Below is a fascinating chart from the study. Especially interesting is that the not-for-profits always did better than the retail for-profit funds. It looks like a sure-fire way for Australians to narrow down retirement fund selection. Too bad the not-for-profit option doesn't exist in Canada and it doesn't look like pension reform via the government's PRPP proposal will change that soon.....
Why the out-performance?
- lower fees/costs - the report doesn't state the difference but a quick search in one comparison website, the Canstar Superannuation Star Ratings, shows MER ranges from about 0.4% at the very low end to 2.5% at the extreme high end. The big not-for-profit funds look to be in the 0.6-0.8% Total Expense Ratio range according to another comparison site, Selecting Super.
- economies of scale, but only among the not-for-profit funds; retail funds don't get any more efficient with size, which the report says is due to governance factors - "... either economies of scale are not available to retail funds, or the benefits are not passed on to members".

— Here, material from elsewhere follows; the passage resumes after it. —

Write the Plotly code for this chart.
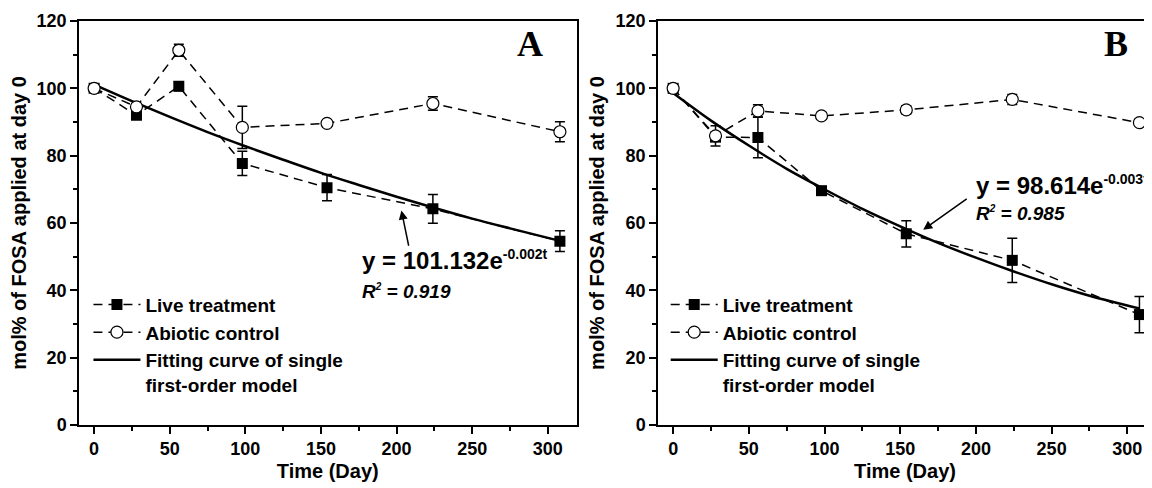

- embedded advice - the for-profit riposte is that their members get financial planning advice much more than clients of the not-for-profits, about twice as often according to Canstar. Investor Daily reporter Wouter Klijin says the not-for-profits are increasingly gearing up to provide advice, which he says will increase their costs and possibly/probably lessen their out-performance down the road. A big question is, of course, how useful the advice is, whether it is merely sales or client-interest-first, depending on the source. From which type of outfit would I want "advice"? That's a pretty easy call I'd say.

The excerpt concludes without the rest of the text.